>> BEGIN

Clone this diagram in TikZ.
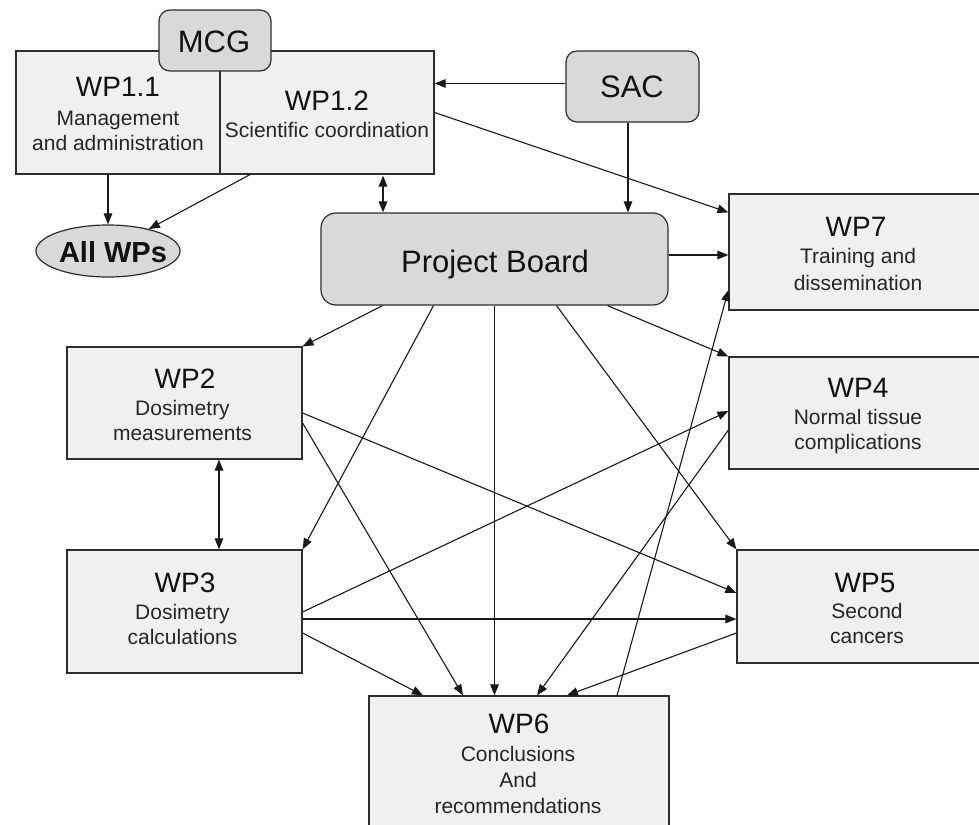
\documentclass[tikz,border=0pt]{standalone}
\usepackage{fontspec}
\setmainfont{Liberation Sans}
\usetikzlibrary{arrows.meta,shapes.geometric,calc}
\definecolor{boxfill}{HTML}{F0F0F0}
\definecolor{darkfill}{HTML}{D9D9D9}
\definecolor{edge}{HTML}{2E2E2E}
\definecolor{txt}{HTML}{111111}
\definecolor{subtxt}{HTML}{262626}
\tikzset{
  wpbox/.style={draw=edge, fill=boxfill, line width=1.2pt, rectangle, inner sep=0pt},
  graybox/.style={draw=edge, fill=darkfill, line width=1.2pt, rectangle, rounded corners=11pt, inner sep=0pt},
  titletext/.style={anchor=base, inner sep=0pt, text=txt, font=\fontsize{28}{28}\selectfont},
  subtext/.style={anchor=base, inner sep=0pt, text=subtxt, font=\fontsize{21}{21}\selectfont},
  bigtext/.style={anchor=base, inner sep=0pt, text=txt, font=\fontsize{31}{31}\selectfont},
  conn/.style={draw=black!90, line width=1.1pt, -{Triangle[length=11pt,width=8.5pt]}},
  dconn/.style={draw=black!90, line width=1.1pt, {Triangle[length=11pt,width=8.5pt]}-{Triangle[length=11pt,width=8.5pt]}}
}
\begin{document}
\begin{tikzpicture}[x=1pt,y=-1pt]
\useasboundingbox (0,0) rectangle (979,824);
\clip (0,0) rectangle (979,824);
\fill[white] (0,0) rectangle (979,824);

% boxes
\node[wpbox, minimum width=204pt, minimum height=123pt] (wp11) at (118,112.5) {};
\node[wpbox, minimum width=214pt, minimum height=123pt] (wp12) at (327,112.5) {};
\node[graybox, minimum width=112pt, minimum height=61pt] (mcg) at (215,40.5) {};
\node[graybox, minimum width=133pt, minimum height=71pt] (sac) at (632.5,86.5) {};
\node[graybox, rounded corners=15pt, minimum width=347pt, minimum height=92pt] (pb) at (494.5,259) {};
\node[wpbox, minimum width=261pt, minimum height=116pt] (wp7) at (859.5,252) {};
\node[wpbox, minimum width=261pt, minimum height=112pt] (wp4) at (859.5,413) {};
\node[wpbox, minimum width=253pt, minimum height=113pt] (wp5) at (863.5,606.5) {};
\node[wpbox, minimum width=235pt, minimum height=112pt] (wp2) at (184.5,403) {};
\node[wpbox, minimum width=235pt, minimum height=123pt] (wp3) at (184.5,611.5) {};
\node[wpbox, minimum width=300pt, minimum height=139pt] (wp6) at (519,765.5) {};
\node[draw=edge, fill=darkfill, line width=1.2pt, ellipse, minimum width=144pt, minimum height=52pt, inner sep=0pt] (allwps) at (108,251) {};

% texts
\node[titletext] (t11) at (118,97) {WP1.1};
\node[subtext] (s11a) at (118,125) {Management};
\node[subtext] (s11b) at (118,150) {and administration};
\node[titletext] (t12) at (327,111) {WP1.2};
\node[subtext] (s12a) at (327,137) {Scientific coordination};
\node[bigtext] (tmcg) at (214,53) {MCG};
\node[bigtext] (tsac) at (632,98) {SAC};
\node[bigtext] (tpb) at (495,272) {Project Board};
\node[anchor=base, inner sep=0pt, text=txt, font=\bfseries\fontsize{29}{29}\selectfont] (tall) at (113,262) {All WPs};
\node[titletext] (t7) at (856,236) {WP7};
\node[subtext] (s7a) at (858,263) {Training and};
\node[subtext] (s7b) at (858,290) {dissemination};
\node[titletext] (t4) at (858,397) {WP4};
\node[subtext] (s4a) at (858,424) {Normal tissue};
\node[subtext] (s4b) at (858,449) {complications};
\node[titletext] (t5) at (865,592) {WP5};
\node[subtext] (s5a) at (867,618) {Second};
\node[subtext] (s5b) at (867,643) {cancers};
\node[titletext] (t2) at (185,388) {WP2};
\node[subtext] (s2a) at (182.5,415) {Dosimetry};
\node[subtext] (s2b) at (182.5,440) {measurements};
\node[titletext] (t3) at (185,592) {WP3};
\node[subtext] (s3a) at (182.5,619) {Dosimetry};
\node[subtext] (s3b) at (182.5,644) {calculations};
\node[titletext] (t6) at (519,733) {WP6};
\node[subtext] (s6a) at (518,761) {Conclusions};
\node[subtext] (s6b) at (518,787) {And};
\node[subtext] (s6c) at (518,813) {recommendations};

% connectors
\draw[conn] ([xshift=-10pt]wp11.south) -- (allwps.north);
\draw[conn] ([xshift=-77pt]wp12.south) -- (allwps);
\draw[conn] ([yshift=3pt]sac.west) -- ([yshift=3pt]sac.west -| wp12.east);
\draw[conn] (wp12.east) -- ([yshift=-19pt]wp7.north west);
\draw[conn] ([xshift=-4.5pt]sac.south) -- ([xshift=-4.5pt]sac.south |- pb.north);
\draw[dconn] ([xshift=56pt,yshift=-1pt]wp12.south) -- ([xshift=56pt]wp12.south |- pb.north);
\draw[conn] ([yshift=4pt]pb.east) -- ([yshift=4pt]pb.east -| wp7.west);
\draw[conn] ([xshift=-112pt]pb.south) -- (wp2.north east);
\draw[conn] ([xshift=-61pt]pb.south) -- (wp3.north east);
\draw[conn] (pb.south) -- (pb.south |- wp6.north);
\draw[conn] ([xshift=62pt]pb.south) -- (wp5.north west);
\draw[conn] ([xshift=113pt]pb.south) -- (wp4.north west);
\draw[dconn] ([xshift=34.5pt]wp2.south) -- ([xshift=34.5pt]wp3.north);
\draw[conn] ([yshift=-10pt]wp2.east) -- ([yshift=13.5pt]wp5.west);
\draw[conn] ([yshift=-20pt]wp2.east) -- ([xshift=-56pt]wp6.north);
\draw[conn] ([yshift=-0.5pt]wp3.east) -- ([yshift=2pt]wp4.west);
\draw[conn] ([yshift=-7.5pt]wp3.east) -- ([yshift=-7.5pt]wp3.east -| wp5.west);
\draw[conn] ([yshift=-21.5pt]wp3.east) -- ([xshift=-96pt]wp6.north);
\draw[conn] ([yshift=-17pt]wp4.west) -- ([xshift=18pt]wp6.north);
\draw[conn] ([yshift=-26.5pt]wp5.west) -- ([xshift=48pt]wp6.north);
\draw[conn] ([xshift=98pt]wp6.north) -- ([yshift=-38pt]wp7.west);
\end{tikzpicture}
\end{document}
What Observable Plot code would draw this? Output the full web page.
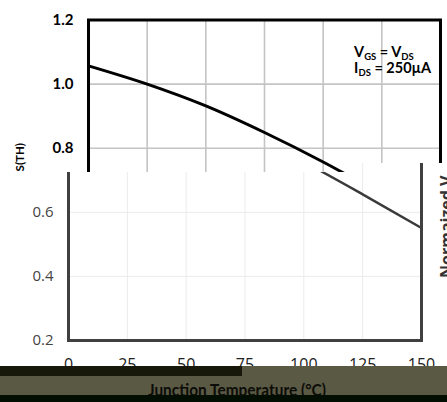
<!DOCTYPE html>
<html><head><meta charset="utf-8">
<script src="https://cdn.jsdelivr.net/npm/d3@7"></script>
<script src="https://cdn.jsdelivr.net/npm/@observablehq/plot@0.6"></script>
<style>
html,body{margin:0;padding:0;background:#fff;}
#root{position:relative;width:447px;height:402px;overflow:hidden;background:#fff;}
.layer{position:absolute;left:0;top:0;}
#top{width:447px;height:172px;overflow:hidden;}
#bot{width:447px;height:402px;background:#fff;clip-path:polygon(0 172px,350px 172px,350px 163px,447px 163px,447px 402px,0 402px);}
#band{width:447px;height:402px;}
</style></head><body>
<div id="root"><div id="top" class="layer"></div><div id="bot" class="layer"></div><svg id="band" class="layer" width="447" height="402"></svg></div>
<script>
// ---- data ----
const temperatures = [0, 25, 50, 75, 100, 125, 150];
const normalizedVth = [1.057, 1.0, 0.932, 0.849, 0.757, 0.656, 0.551];
const xTicks = [0, 25, 50, 75, 100, 125, 150];
const yTicks = [0.2, 0.4, 0.6, 0.8, 1.0, 1.2];
const xLabel = "Junction Temperature (°C)";
const yLabelMain = "Normalized V";
const yLabelSub = "GS(TH)";
const cutLabel = "Normaized V";
const noteLines = [["V", "GS", " = V", "DS"], ["I", "DS", " = 250µA", ""]];

const data = temperatures.map((t, i) => ({t, v: normalizedVth[i]}));
const fmt = d => d.toFixed(1);

// ---- top (upper) rendering ----
const topPlot = Plot.plot({
  width: 447, height: 345,
  marginLeft: 88, marginRight: 7, marginTop: 19.5, marginBottom: 5,
  style: {fontFamily: "Lato, sans-serif", fontWeight: "bold", fontSize: "15px", background: "transparent"},
  x: {domain: [0, 150], axis: null},
  y: {domain: [0.2, 1.2], axis: null},
  marks: [
    Plot.gridX(xTicks.slice(1, -1), {stroke: "#c4c4c4", strokeOpacity: 1, strokeWidth: 1.6}),
    Plot.gridY(yTicks.slice(1, -1), {stroke: "#c4c4c4", strokeOpacity: 1, strokeWidth: 1.6}),
    Plot.axisY(yTicks, {tickSize: 0, tickPadding: 15, tickFormat: fmt, fontSize: 15, fill: "#000", label: null}),
    Plot.line(data, {x: "t", y: "v", stroke: "#000", strokeWidth: 3, curve: "monotone-x"}),
    Plot.frame({stroke: "#000", strokeWidth: 3})
  ]
});
document.getElementById("top").appendChild(topPlot);
const tsvg = d3.select(topPlot);
const xs = topPlot.scale("x"), ys = topPlot.scale("y");
const ann = tsvg.append("g").attr("font-family", "Lato, sans-serif").attr("font-weight", "bold")
  .attr("fill", "#000").attr("text-anchor", "start");
noteLines.forEach((parts, i) => {
  const tx = ann.append("text").attr("x", xs.apply(113.4)).attr("y", ys.apply(1.083 - i * 0.05)).attr("font-size", 14.5);
  tx.append("tspan").text(parts[0]);
  tx.append("tspan").attr("font-size", 9.5).attr("dy", 3).text(parts[1]);
  tx.append("tspan").attr("dy", -3).text(parts[2]);
  if (parts[3]) tx.append("tspan").attr("font-size", 9.5).attr("dy", 3).text(parts[3]);
});
const yl = tsvg.append("text").attr("transform", "translate(21,143) rotate(-90)")
  .attr("text-anchor", "end").attr("font-family", "Lato, sans-serif").attr("font-weight", "bold")
  .attr("font-size", 15).attr("fill", "#000");
yl.append("tspan").text(yLabelMain);
yl.append("tspan").attr("font-size", 11.5).attr("dy", 3).text(yLabelSub);

// ---- bottom (lower) rendering ----
const botPlot = Plot.plot({
  width: 447, height: 402,
  marginLeft: 68, marginRight: 26, marginTop: 19.5, marginBottom: 62,
  style: {fontFamily: "'Open Sans', sans-serif", fontSize: "15px", background: "transparent"},
  x: {domain: [0, 150], axis: null},
  y: {domain: [0.2, 1.2], axis: null},
  marks: [
    Plot.gridX(xTicks.slice(1, -1), {stroke: "#ebebeb", strokeOpacity: 1, strokeWidth: 1}),
    Plot.gridY(yTicks.slice(1, -1), {stroke: "#ebebeb", strokeOpacity: 1, strokeWidth: 1}),
    Plot.axisY(yTicks, {tickSize: 0, tickPadding: 15, tickFormat: fmt, fontSize: 15, fill: "#444", label: null}),
    Plot.axisX(xTicks, {tickSize: 0, tickPadding: 18, fontSize: 16, fill: "#222", label: null}),
    Plot.line(data, {x: "t", y: "v", stroke: "#3a3a3a", strokeWidth: 2.5, curve: "monotone-x"}),
    Plot.frame({stroke: "#404040", strokeWidth: 3})
  ]
});
document.getElementById("bot").appendChild(botPlot);
d3.select(botPlot).append("text").attr("transform", "translate(451.5,278) rotate(-90)")
  .attr("text-anchor", "start").attr("font-family", "'Open Sans', sans-serif").attr("font-weight", "bold")
  .attr("font-size", 16).attr("fill", "#333").text(cutLabel);

// ---- bottom band ----
const band = d3.select("#band");
band.append("rect").attr("x", 0).attr("y", 366).attr("width", 242).attr("height", 10).attr("fill", "#17170a");
band.append("rect").attr("x", 242).attr("y", 366).attr("width", 205).attr("height", 10).attr("fill", "#5a5944");
band.append("rect").attr("x", 0).attr("y", 376).attr("width", 447).attr("height", 19).attr("fill", "#5a5944");
band.append("text").attr("x", 148).attr("y", 396).attr("font-family", "Lato, sans-serif").attr("font-weight", "bold")
  .attr("font-size", 17).attr("fill", "#0c0c08").attr("textLength", 178).attr("lengthAdjust", "spacingAndGlyphs").text(xLabel);
band.append("rect").attr("x", 0).attr("y", 395).attr("width", 447).attr("height", 7).attr("fill", "#020e02");
</script>
</body></html>
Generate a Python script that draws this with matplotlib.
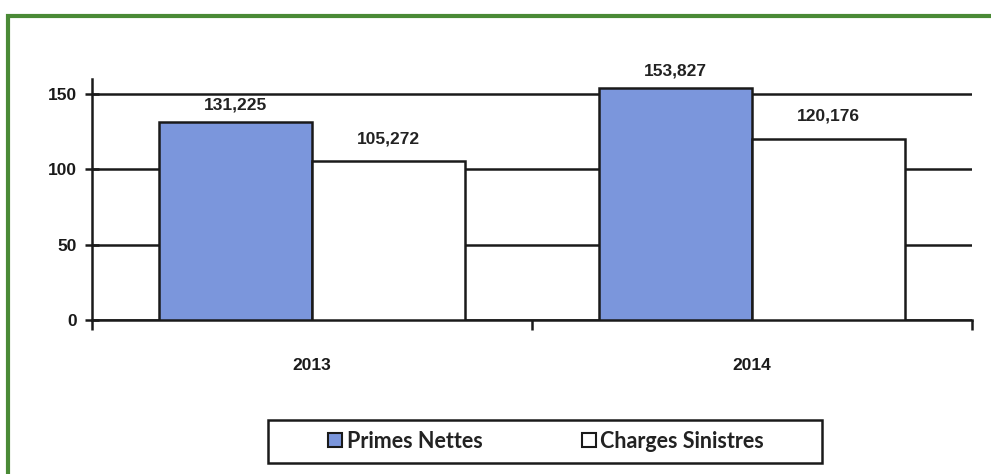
import matplotlib.pyplot as plt
import matplotlib.patches as mpatches
import numpy as np

years = ["2013", "2014"]
primes = [131.225, 153.827]
charges = [105.272, 120.176]
primes_lbl = ["131,225", "153,827"]
charges_lbl = ["105,272", "120,176"]

blue = "#7b96dc"

fig = plt.figure(figsize=(9.91, 4.74), dpi=100)
ax = fig.add_axes([92 / 991, 1 - 320 / 474, 880 / 991, 241 / 474])

x = np.arange(len(years))
w = 0.348
b1 = ax.bar(x - w / 2, primes, w, color=blue, edgecolor="#1a1a1a", linewidth=1.8, zorder=3)
b2 = ax.bar(x + w / 2, charges, w, color="white", edgecolor="#1a1a1a", linewidth=1.8, zorder=3)

for rect, t in zip(b1, primes_lbl):
    ax.annotate(t, (rect.get_x() + rect.get_width() / 2, rect.get_height()),
                xytext=(0, 7), textcoords="offset points", ha="center", va="bottom",
                fontsize=12.5, fontweight="bold", family="Liberation Sans", color="#222222")
for rect, t in zip(b2, charges_lbl):
    ax.annotate(t, (rect.get_x() + rect.get_width() / 2, rect.get_height()),
                xytext=(0, 11), textcoords="offset points", ha="center", va="bottom",
                fontsize=12.5, fontweight="bold", family="Liberation Sans", color="#222222")

ax.set_xlim(-0.5, 1.5)
ax.set_ylim(0, 160)
ax.set_yticks([0, 50, 100, 150])
ax.yaxis.grid(True, color="#1a1a1a", linewidth=1.8, zorder=1)
ax.set_axisbelow(True)
for s in ["top", "right"]:
    ax.spines[s].set_visible(False)
for s in ["left", "bottom"]:
    ax.spines[s].set_linewidth(1.8)
    ax.spines[s].set_color("#1a1a1a")

ax.tick_params(axis="y", direction="inout", length=10, width=1.8, pad=6,
               labelsize=12.5, colors="#1a1a1a")
ax.set_xticks(x)
ax.set_xticklabels(years)
ax.set_xticks([-0.5, 0.5, 1.5], minor=True)
ax.tick_params(axis="x", which="major", length=0, pad=27, labelsize=12.5, colors="#1a1a1a")
ax.tick_params(axis="x", which="minor", direction="out", length=7, width=1.8, colors="#1a1a1a")
for lab in ax.get_xticklabels() + ax.get_yticklabels():
    lab.set_fontweight("bold")
    lab.set_family("Liberation Sans")

# legend box
box = mpatches.Rectangle((268 / 991, 1 - 463 / 474), 554 / 991, 43 / 474, transform=fig.transFigure,
                         facecolor="white", edgecolor="#1a1a1a", linewidth=1.8)
fig.patches.append(box)

handles = [mpatches.Patch(facecolor=blue, edgecolor="#1a1a1a", linewidth=1.5, label="Primes Nettes"),
           mpatches.Patch(facecolor="white", edgecolor="#1a1a1a", linewidth=1.5, label="Charges Sinistres")]
leg = fig.legend(handles=handles, loc="center", ncol=2,
                 bbox_to_anchor=(546 / 991, 1 - 441 / 474),
                 frameon=False, handlelength=0.65, handleheight=0.65,
                 handletextpad=0.2, columnspacing=4.6,
                 prop={"family": "Lato", "weight": "bold", "size": 15.5})
for t in leg.get_texts():
    t.set_color("#222222")

border = mpatches.Rectangle((8 / 991, -0.1), 1.2, 0.1 + 1 - 16 / 474, transform=fig.transFigure,
                            fill=False, edgecolor="#4a8a36", linewidth=3)
fig.patches.append(border)

fig.savefig("out.png", dpi=100)
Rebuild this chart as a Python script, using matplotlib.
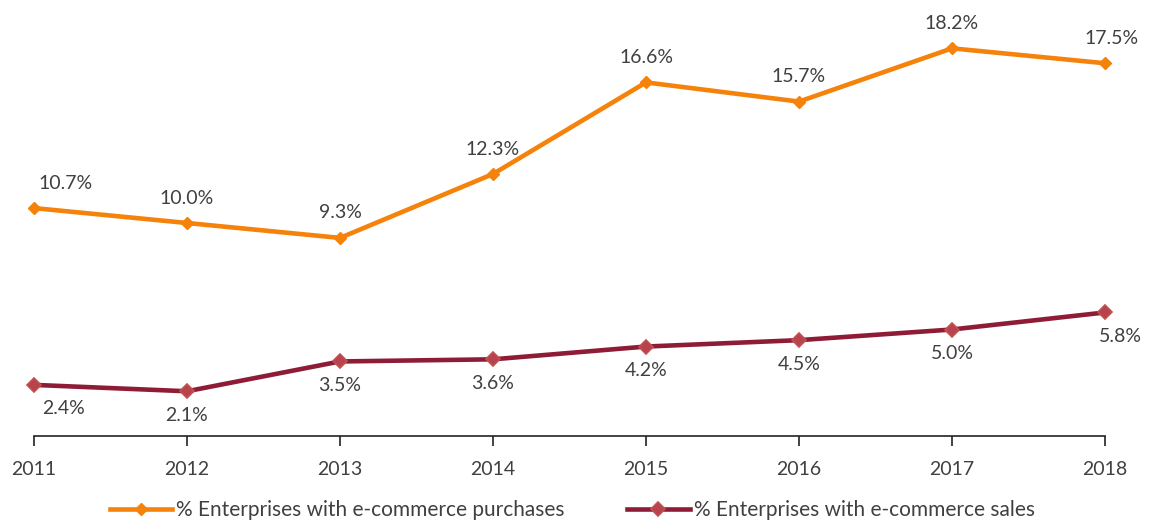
import numpy as np
import matplotlib.pyplot as plt

plt.rcParams['font.family'] = ['Lato', 'DejaVu Sans']

# data
years = ['2011', '2012', '2013', '2014', '2015', '2016', '2017', '2018']
purchases = [10.7, 10.0, 9.3, 12.3, 16.6, 15.7, 18.2, 17.5]
sales = [2.4, 2.1, 3.5, 3.6, 4.2, 4.5, 5.0, 5.8]
label_buy = '% Enterprises with e-commerce purchases'
label_sell = '% Enterprises with e-commerce sales'

orange = '#F5820A'
wine = '#8E1C36'
txt = '#404040'

fig = plt.figure(figsize=(11.49, 5.23), dpi=100)
ax = fig.add_axes([34/1149, 1-436/523, (1105-34)/1149, (436-10)/523])

x = np.arange(len(years))
ax.plot(x, purchases, color=orange, lw=3.3, marker='D', ms=6,
        mfc=orange, mec=orange, label=label_buy, zorder=3, clip_on=False)
ax.plot(x, sales, color=wine, lw=3.3, marker='D', ms=7,
        mfc='#B8434F', mec='#C0504D', mew=1.2, label=label_sell, zorder=3,
        clip_on=False)

# etiquetas de datos
dx_top = [32, 0, 0, 0, 0, 0, 0, 7]
dx_bot = [30, 0, 0, 0, 0, 0, 0, 15]
for i in range(len(years)):
    ax.annotate(f'{purchases[i]:.1f}%', (x[i], purchases[i]),
                xytext=(dx_top[i], 25), textcoords='offset pixels',
                ha='center', va='center', fontsize=14, color=txt)
    ax.annotate(f'{sales[i]:.1f}%', (x[i], sales[i]),
                xytext=(dx_bot[i], -24), textcoords='offset pixels',
                ha='center', va='center', fontsize=14, color=txt)

ax.set_xlim(0, len(years)-1)
ax.set_ylim(0, 20)
ax.set_xticks(x)
ax.set_xticklabels(years, fontsize=14, color=txt)
ax.set_yticks([])
for s in ['top', 'right', 'left']:
    ax.spines[s].set_visible(False)
ax.spines['bottom'].set_color('#222222')
ax.spines['bottom'].set_linewidth(1.2)
ax.tick_params(axis='x', length=7, width=1.2, color='#222222', pad=11)

fig.legend(loc='center', bbox_to_anchor=(0.498, 1-510/523), ncol=2,
           frameon=False, fontsize=15, handlelength=3.0, handletextpad=0.2,
           columnspacing=3.0, labelcolor=txt)

fig.savefig('out.png', dpi=100)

>> END

:: Problem details ::
The copy should hold exactly the lines from the line with "Generate a Python" to the line with "b2 = ax.bar(x", both ends in, set down without any pictures and with nothing added.

:: Exercise solution ::
Generate a Python script that draws this with matplotlib.
import matplotlib.pyplot as plt
import matplotlib.patches as mpatches
import numpy as np

years = ["2013", "2014"]
primes = [131.225, 153.827]
charges = [105.272, 120.176]
primes_lbl = ["131,225", "153,827"]
charges_lbl = ["105,272", "120,176"]

blue = "#7b96dc"

fig = plt.figure(figsize=(9.91, 4.74), dpi=100)
ax = fig.add_axes([92 / 991, 1 - 320 / 474, 880 / 991, 241 / 474])

x = np.arange(len(years))
w = 0.348
b1 = ax.bar(x - w / 2, primes, w, color=blue, edgecolor="#1a1a1a", linewidth=1.8, zorder=3)
b2 = ax.bar(x + w / 2, charges, w, color="white", edgecolor="#1a1a1a", linewidth=1.8, zorder=3)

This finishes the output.